Finding $\displaystyle \int^{\pi}_{0}x^2\ln(\sin x)dx$
Solution I try
Assume $\displaystyle I =\int^{\pi}_{0}x^2\ln(\sin x)dx=\int^{\pi}_{0}x^2\ln(2\sin x/2 \cos x/2)dx$
$\displaystyle I=\int^{\pi}_{0}x^2\ln(\sin \frac{x}{2})dx+\int^{\pi}_{0}x^2\ln(\cos \frac{x}{2})dx+\int^{\pi}_{0}x^2\ln(2)dx$
$\displaystyle I=8\int^{\frac{\pi}{2}}_{0}t^2\ln\sin(t)dt+8\int^{\frac{\pi}{2}}_{0}t^2\ln\cos(t)dt+2\int^{\frac{\pi}{2}}_{0}\ln(2)dt$
I do not understand how can I solve it.
Hint Begin by $$ \displaystyle \int^{v}_{u}x^2\ln(\sin x)dx=\displaystyle \int^{v}_{u}\Big(\frac{x^3}{3}\Big)'\ln(\sin x)dx $$ and use integration by parts.

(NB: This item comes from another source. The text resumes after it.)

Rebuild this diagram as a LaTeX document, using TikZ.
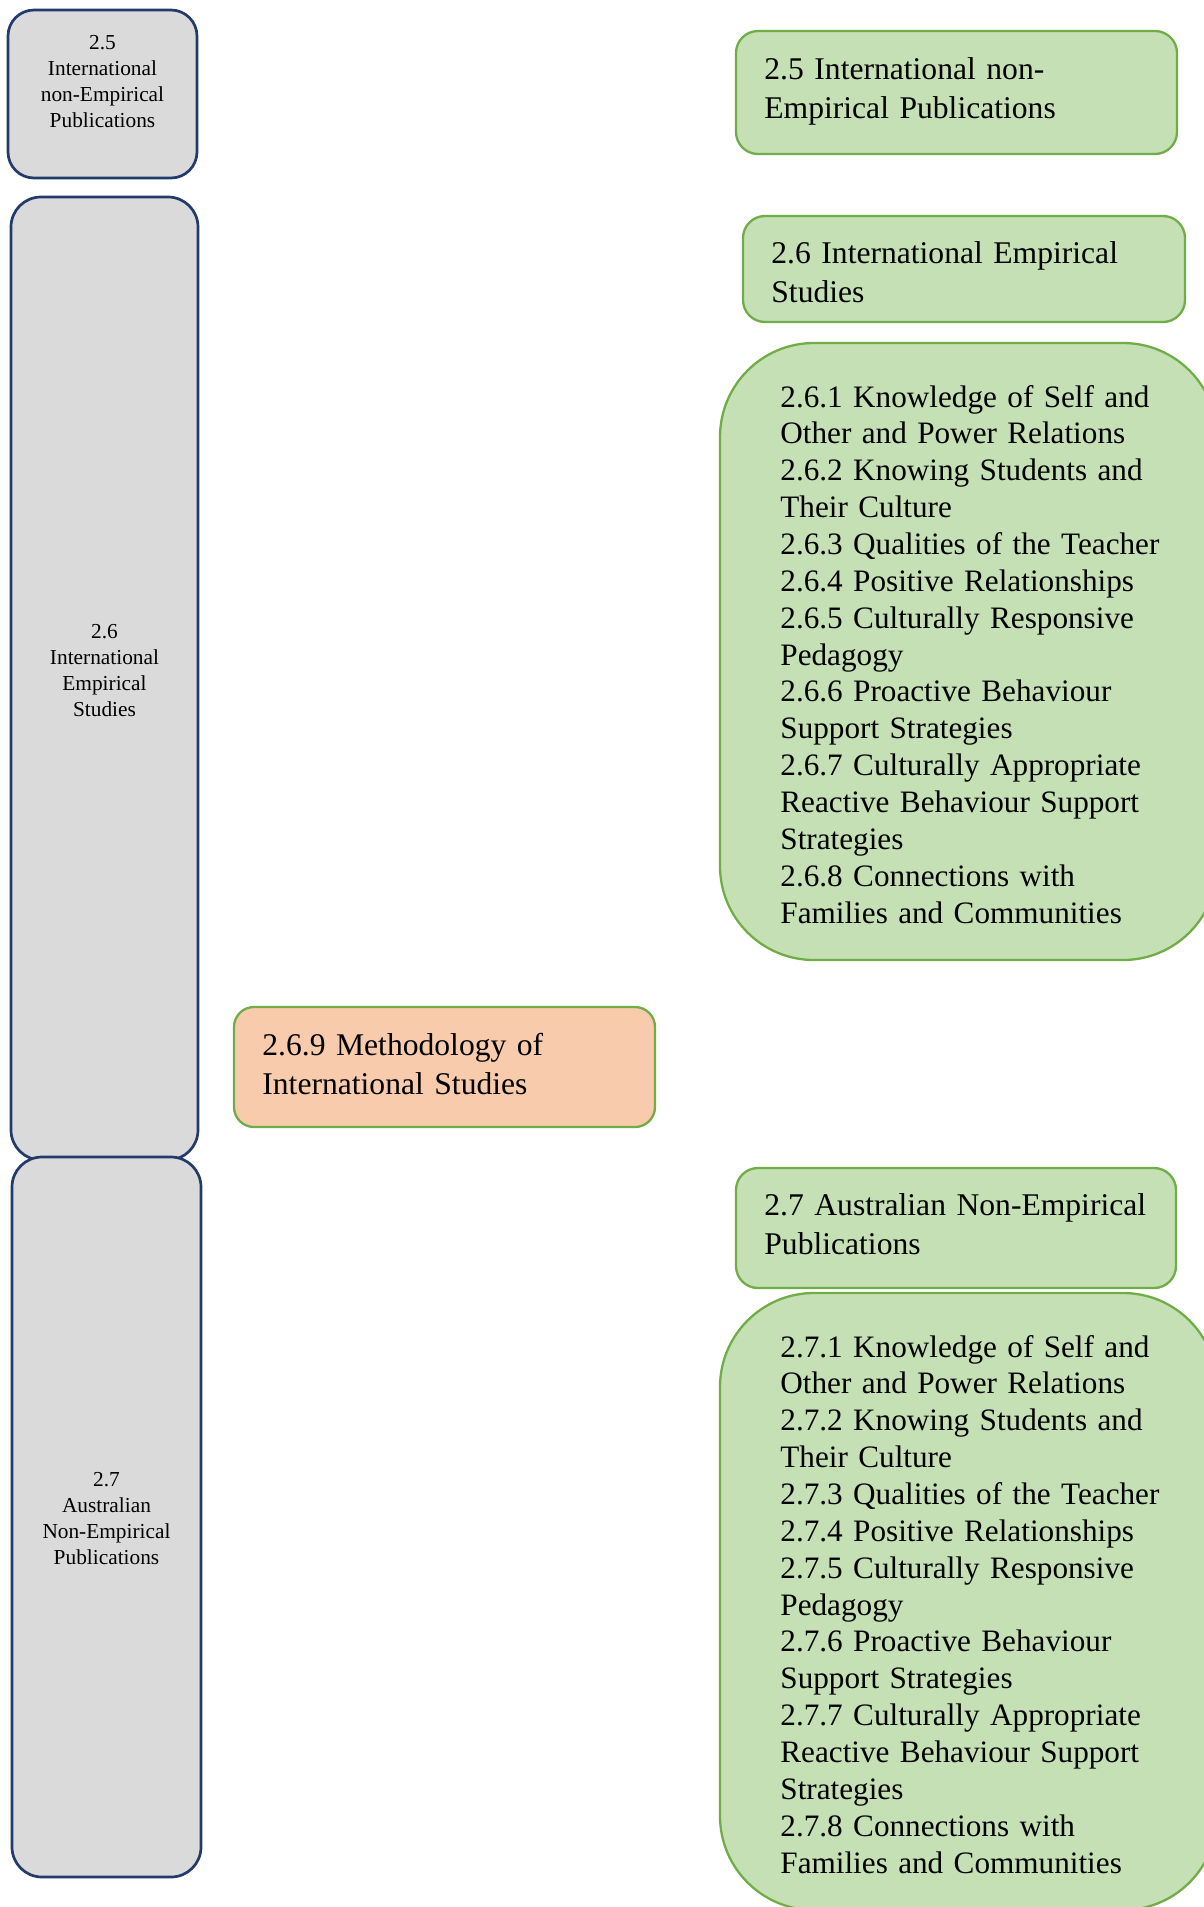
\documentclass[tikz,border=0pt]{standalone}
\usepackage{fontspec}
\setmainfont{Liberation Serif}
\usetikzlibrary{fit}

\definecolor{greyfill}{HTML}{DADADA}
\definecolor{navyline}{HTML}{223B6B}
\definecolor{greenfill}{HTML}{C5E0B4}
\definecolor{greenline}{HTML}{70AD47}
\definecolor{peachfill}{HTML}{F8CBAD}

\tikzset{
  sectionbar/.style={draw=navyline, fill=greyfill, line width=1.35pt, inner sep=0pt, rounded corners=15pt},
  headbox/.style={draw=greenline, fill=greenfill, line width=1.15pt, inner sep=0pt, rounded corners=11pt},
  listbox/.style={draw=greenline, fill=greenfill, line width=1.15pt, inner sep=0pt, rounded corners=47pt},
  methbox/.style={draw=greenline, fill=peachfill, line width=1.15pt, inner sep=0pt, rounded corners=10pt},
  bartext/.style={inner sep=0pt, anchor=base, text width=100pt, align=center,
    font=\fontsize{10.67pt}{13.15pt}\selectfont},
  headtext/.style={inner sep=0pt, anchor=base west, text width=215pt, align=left,
    font=\fontsize{15.8pt}{19.5pt}\selectfont},
  listtext/.style={inner sep=0pt, anchor=base west, text width=230pt, align=left,
    font=\fontsize{15.6pt}{18.43pt}\selectfont},
}

\begin{document}
\begin{tikzpicture}[x=0.5pt, y=-0.5pt]
  \useasboundingbox (0,0) rectangle (1204,1907);

  % left column: section bars
  \node[sectionbar, rounded corners=13pt, fit={(8,10) (197,178)}] (bar25) {};
  \node[sectionbar, fit={(11,197) (198,1160)}] (bar26) {};
  \node[sectionbar, fit={(12,1157) (201,1877)}] (bar27) {};

  \node[bartext] (bar25t) at (102.5,49) {2.5\\International\\non-Empirical\\Publications};
  \node[bartext] (bar26t) at (104.5,638) {2.6\\International\\Empirical\\Studies};
  \node[bartext] (bar27t) at (106.5,1486) {2.7\\Australian\\Non-Empirical\\Publications};

  % right column: section headings and subsection lists
  \node[headbox, fit={(736,31) (1177,154)}] (head25) {};
  \node[headtext] (head25t) at (764,79) {2.5 International non-\\Empirical Publications};

  \node[headbox, fit={(743,216) (1185,322)}] (head26) {};
  \node[headtext] (head26t) at (771,263) {2.6 International Empirical\\Studies};

  \node[listbox, fit={(720,343) (1217,960)}] (list26) {};
  \node[listtext] (list26t) at (780,407) {2.6.1 Knowledge of Self and\\
    Other and Power Relations\\
    2.6.2 Knowing Students and\\
    Their Culture\\
    2.6.3 Qualities of the Teacher\\
    2.6.4 Positive Relationships\\
    2.6.5 Culturally Responsive\\
    Pedagogy\\
    2.6.6 Proactive Behaviour\\
    Support Strategies\\
    2.6.7 Culturally Appropriate\\
    Reactive Behaviour Support\\
    Strategies\\
    2.6.8 Connections with\\
    Families and Communities};

  % methodology box
  \node[methbox, fit={(234,1007) (655,1127)}] (meth269) {};
  \node[headtext] (meth269t) at (262,1055) {2.6.9 Methodology of\\International Studies};

  \node[headbox, fit={(736,1168) (1176,1288)}] (head27) {};
  \node[headtext] (head27t) at (764,1215) {2.7 Australian Non-Empirical\\Publications};

  \node[listbox, fit={(720,1293) (1217,1910)}] (list27) {};
  \node[listtext] (list27t) at (780,1357) {2.7.1 Knowledge of Self and\\
    Other and Power Relations\\
    2.7.2 Knowing Students and\\
    Their Culture\\
    2.7.3 Qualities of the Teacher\\
    2.7.4 Positive Relationships\\
    2.7.5 Culturally Responsive\\
    Pedagogy\\
    2.7.6 Proactive Behaviour\\
    Support Strategies\\
    2.7.7 Culturally Appropriate\\
    Reactive Behaviour Support\\
    Strategies\\
    2.7.8 Connections with\\
    Families and Communities};
\end{tikzpicture}
\end{document}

Of course, you will have to prove the convergence when $u\to 0$ and $v\to \pi$.
You can also use the Fourier series for $0<x<\pi$
$$
-\log(\sin(x))=\sum_{k=1}^\infty\frac{\cos(2kx)}{k}+\log(2)
$$
If needed, look at the very elegant derivation of it here by user17762.
And then use, as was indicated, the technique of Jacky Chong
For your information, computer algebra gives (same as Dr. Sonnhard Graubner) $$ -1/6\pi^3\log(4) - 1/2\pi\zeta(3)\ . $$